begin

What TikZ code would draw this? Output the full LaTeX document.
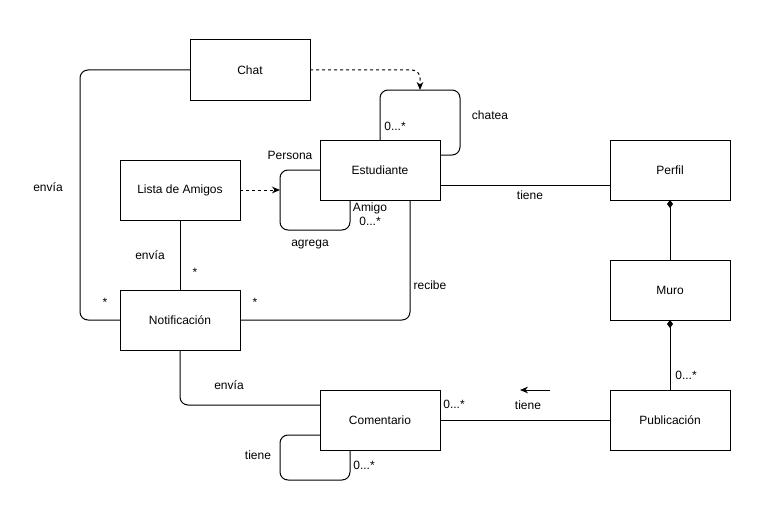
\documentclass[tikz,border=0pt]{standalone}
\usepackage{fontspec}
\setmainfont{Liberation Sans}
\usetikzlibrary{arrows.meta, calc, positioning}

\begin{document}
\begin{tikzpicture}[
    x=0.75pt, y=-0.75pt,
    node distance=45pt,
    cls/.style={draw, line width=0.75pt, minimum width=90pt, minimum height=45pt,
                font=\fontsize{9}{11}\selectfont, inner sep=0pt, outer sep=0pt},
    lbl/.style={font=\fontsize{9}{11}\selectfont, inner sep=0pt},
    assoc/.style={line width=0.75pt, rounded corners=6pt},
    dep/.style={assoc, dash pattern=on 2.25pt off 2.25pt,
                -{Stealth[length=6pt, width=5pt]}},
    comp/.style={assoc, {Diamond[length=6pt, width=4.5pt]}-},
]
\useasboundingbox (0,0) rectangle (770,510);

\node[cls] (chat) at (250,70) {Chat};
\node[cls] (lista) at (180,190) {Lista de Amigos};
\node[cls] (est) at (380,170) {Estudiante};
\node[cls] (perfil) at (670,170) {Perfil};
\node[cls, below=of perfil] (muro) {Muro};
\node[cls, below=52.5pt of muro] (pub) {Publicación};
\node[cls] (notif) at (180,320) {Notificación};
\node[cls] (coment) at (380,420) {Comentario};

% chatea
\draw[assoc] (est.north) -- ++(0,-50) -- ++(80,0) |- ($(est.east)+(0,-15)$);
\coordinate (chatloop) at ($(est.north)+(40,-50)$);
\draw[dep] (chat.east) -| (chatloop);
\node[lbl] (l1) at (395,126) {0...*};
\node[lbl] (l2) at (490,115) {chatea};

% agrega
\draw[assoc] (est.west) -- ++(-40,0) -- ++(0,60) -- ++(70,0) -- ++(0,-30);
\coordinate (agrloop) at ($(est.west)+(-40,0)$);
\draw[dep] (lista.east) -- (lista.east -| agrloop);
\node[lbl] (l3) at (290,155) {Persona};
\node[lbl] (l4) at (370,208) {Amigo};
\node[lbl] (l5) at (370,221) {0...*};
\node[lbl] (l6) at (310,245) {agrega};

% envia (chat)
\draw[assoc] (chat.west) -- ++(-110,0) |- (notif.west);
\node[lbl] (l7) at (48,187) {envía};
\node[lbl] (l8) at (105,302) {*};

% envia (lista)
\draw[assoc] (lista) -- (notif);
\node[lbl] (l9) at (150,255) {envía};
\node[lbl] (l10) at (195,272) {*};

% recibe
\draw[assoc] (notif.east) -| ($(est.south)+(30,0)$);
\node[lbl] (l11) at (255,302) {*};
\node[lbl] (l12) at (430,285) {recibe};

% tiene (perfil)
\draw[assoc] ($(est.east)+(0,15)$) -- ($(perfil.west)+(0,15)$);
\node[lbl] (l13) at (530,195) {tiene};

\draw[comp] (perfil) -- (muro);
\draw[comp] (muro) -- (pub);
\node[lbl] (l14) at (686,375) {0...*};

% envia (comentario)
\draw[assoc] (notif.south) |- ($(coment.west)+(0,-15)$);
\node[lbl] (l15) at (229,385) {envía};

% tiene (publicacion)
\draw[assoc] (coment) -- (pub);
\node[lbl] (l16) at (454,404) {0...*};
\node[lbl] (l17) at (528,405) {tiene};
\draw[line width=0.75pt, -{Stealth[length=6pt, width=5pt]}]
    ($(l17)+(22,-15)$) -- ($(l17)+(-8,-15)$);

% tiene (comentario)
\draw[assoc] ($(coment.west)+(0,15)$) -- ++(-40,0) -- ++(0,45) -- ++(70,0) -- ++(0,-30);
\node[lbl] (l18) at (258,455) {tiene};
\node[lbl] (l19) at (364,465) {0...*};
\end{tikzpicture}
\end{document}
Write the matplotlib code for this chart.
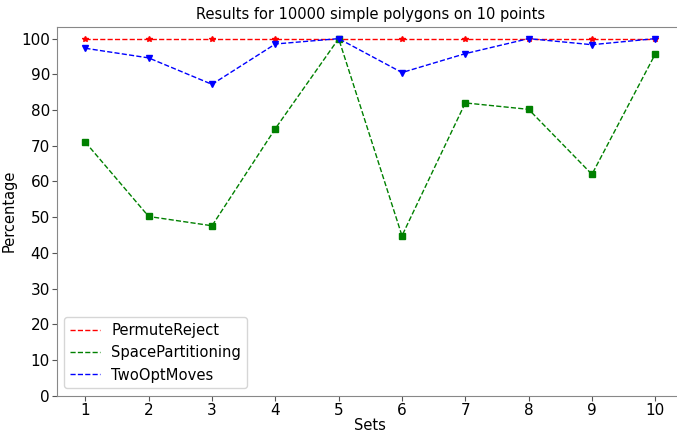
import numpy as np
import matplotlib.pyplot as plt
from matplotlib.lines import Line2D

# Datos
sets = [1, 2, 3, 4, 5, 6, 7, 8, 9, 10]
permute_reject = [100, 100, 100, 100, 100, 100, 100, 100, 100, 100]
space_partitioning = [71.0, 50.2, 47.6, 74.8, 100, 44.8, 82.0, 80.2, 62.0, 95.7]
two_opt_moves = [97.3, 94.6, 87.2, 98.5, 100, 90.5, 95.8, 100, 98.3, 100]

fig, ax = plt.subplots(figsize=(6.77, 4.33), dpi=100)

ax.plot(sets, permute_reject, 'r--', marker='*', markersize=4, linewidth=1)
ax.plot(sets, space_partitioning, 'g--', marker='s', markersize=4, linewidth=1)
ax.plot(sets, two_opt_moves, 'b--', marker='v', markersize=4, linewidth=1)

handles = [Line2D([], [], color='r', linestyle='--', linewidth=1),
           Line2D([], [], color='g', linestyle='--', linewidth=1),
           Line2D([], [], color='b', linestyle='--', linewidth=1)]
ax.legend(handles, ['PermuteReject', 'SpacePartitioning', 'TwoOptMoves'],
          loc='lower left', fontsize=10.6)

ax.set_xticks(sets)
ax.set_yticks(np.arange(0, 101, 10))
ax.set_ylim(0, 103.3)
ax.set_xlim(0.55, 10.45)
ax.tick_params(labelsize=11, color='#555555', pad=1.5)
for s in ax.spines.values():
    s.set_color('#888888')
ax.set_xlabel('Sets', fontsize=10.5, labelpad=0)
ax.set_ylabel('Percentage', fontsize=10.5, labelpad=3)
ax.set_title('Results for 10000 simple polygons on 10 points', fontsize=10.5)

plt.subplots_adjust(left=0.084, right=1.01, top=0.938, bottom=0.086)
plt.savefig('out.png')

end

- Your instructions -
Transcribe the records word for word and include no pictures.

- Finished exercise -
What TikZ code would draw this? Output the full LaTeX document.
\documentclass[tikz,border=0pt]{standalone}
\usepackage{fontspec}
\setmainfont{Liberation Sans}
\usetikzlibrary{arrows.meta, calc, positioning}

\begin{document}
\begin{tikzpicture}[
    x=0.75pt, y=-0.75pt,
    node distance=45pt,
    cls/.style={draw, line width=0.75pt, minimum width=90pt, minimum height=45pt,
                font=\fontsize{9}{11}\selectfont, inner sep=0pt, outer sep=0pt},
    lbl/.style={font=\fontsize{9}{11}\selectfont, inner sep=0pt},
    assoc/.style={line width=0.75pt, rounded corners=6pt},
    dep/.style={assoc, dash pattern=on 2.25pt off 2.25pt,
                -{Stealth[length=6pt, width=5pt]}},
    comp/.style={assoc, {Diamond[length=6pt, width=4.5pt]}-},
]
\useasboundingbox (0,0) rectangle (770,510);

\node[cls] (chat) at (250,70) {Chat};
\node[cls] (lista) at (180,190) {Lista de Amigos};
\node[cls] (est) at (380,170) {Estudiante};
\node[cls] (perfil) at (670,170) {Perfil};
\node[cls, below=of perfil] (muro) {Muro};
\node[cls, below=52.5pt of muro] (pub) {Publicación};
\node[cls] (notif) at (180,320) {Notificación};
\node[cls] (coment) at (380,420) {Comentario};

% chatea
\draw[assoc] (est.north) -- ++(0,-50) -- ++(80,0) |- ($(est.east)+(0,-15)$);
\coordinate (chatloop) at ($(est.north)+(40,-50)$);
\draw[dep] (chat.east) -| (chatloop);
\node[lbl] (l1) at (395,126) {0...*};
\node[lbl] (l2) at (490,115) {chatea};

% agrega
\draw[assoc] (est.west) -- ++(-40,0) -- ++(0,60) -- ++(70,0) -- ++(0,-30);
\coordinate (agrloop) at ($(est.west)+(-40,0)$);
\draw[dep] (lista.east) -- (lista.east -| agrloop);
\node[lbl] (l3) at (290,155) {Persona};
\node[lbl] (l4) at (370,208) {Amigo};
\node[lbl] (l5) at (370,221) {0...*};
\node[lbl] (l6) at (310,245) {agrega};

% envia (chat)
\draw[assoc] (chat.west) -- ++(-110,0) |- (notif.west);
\node[lbl] (l7) at (48,187) {envía};
\node[lbl] (l8) at (105,302) {*};

% envia (lista)
\draw[assoc] (lista) -- (notif);
\node[lbl] (l9) at (150,255) {envía};
\node[lbl] (l10) at (195,272) {*};

% recibe
\draw[assoc] (notif.east) -| ($(est.south)+(30,0)$);
\node[lbl] (l11) at (255,302) {*};
\node[lbl] (l12) at (430,285) {recibe};

% tiene (perfil)
\draw[assoc] ($(est.east)+(0,15)$) -- ($(perfil.west)+(0,15)$);
\node[lbl] (l13) at (530,195) {tiene};

\draw[comp] (perfil) -- (muro);
\draw[comp] (muro) -- (pub);
\node[lbl] (l14) at (686,375) {0...*};

% envia (comentario)
\draw[assoc] (notif.south) |- ($(coment.west)+(0,-15)$);
\node[lbl] (l15) at (229,385) {envía};

% tiene (publicacion)
\draw[assoc] (coment) -- (pub);
\node[lbl] (l16) at (454,404) {0...*};
\node[lbl] (l17) at (528,405) {tiene};
\draw[line width=0.75pt, -{Stealth[length=6pt, width=5pt]}]
    ($(l17)+(22,-15)$) -- ($(l17)+(-8,-15)$);

% tiene (comentario)
\draw[assoc] ($(coment.west)+(0,15)$) -- ++(-40,0) -- ++(0,45) -- ++(70,0) -- ++(0,-30);
\node[lbl] (l18) at (258,455) {tiene};
\node[lbl] (l19) at (364,465) {0...*};
\end{tikzpicture}
\end{document}
Write the matplotlib code for this chart.
import numpy as np
import matplotlib.pyplot as plt
from matplotlib.lines import Line2D

# Datos
sets = [1, 2, 3, 4, 5, 6, 7, 8, 9, 10]
permute_reject = [100, 100, 100, 100, 100, 100, 100, 100, 100, 100]
space_partitioning = [71.0, 50.2, 47.6, 74.8, 100, 44.8, 82.0, 80.2, 62.0, 95.7]
two_opt_moves = [97.3, 94.6, 87.2, 98.5, 100, 90.5, 95.8, 100, 98.3, 100]

fig, ax = plt.subplots(figsize=(6.77, 4.33), dpi=100)

ax.plot(sets, permute_reject, 'r--', marker='*', markersize=4, linewidth=1)
ax.plot(sets, space_partitioning, 'g--', marker='s', markersize=4, linewidth=1)
ax.plot(sets, two_opt_moves, 'b--', marker='v', markersize=4, linewidth=1)

handles = [Line2D([], [], color='r', linestyle='--', linewidth=1),
           Line2D([], [], color='g', linestyle='--', linewidth=1),
           Line2D([], [], color='b', linestyle='--', linewidth=1)]
ax.legend(handles, ['PermuteReject', 'SpacePartitioning', 'TwoOptMoves'],
          loc='lower left', fontsize=10.6)

ax.set_xticks(sets)
ax.set_yticks(np.arange(0, 101, 10))
ax.set_ylim(0, 103.3)
ax.set_xlim(0.55, 10.45)
ax.tick_params(labelsize=11, color='#555555', pad=1.5)
for s in ax.spines.values():
    s.set_color('#888888')
ax.set_xlabel('Sets', fontsize=10.5, labelpad=0)
ax.set_ylabel('Percentage', fontsize=10.5, labelpad=3)
ax.set_title('Results for 10000 simple polygons on 10 points', fontsize=10.5)

plt.subplots_adjust(left=0.084, right=1.01, top=0.938, bottom=0.086)
plt.savefig('out.png')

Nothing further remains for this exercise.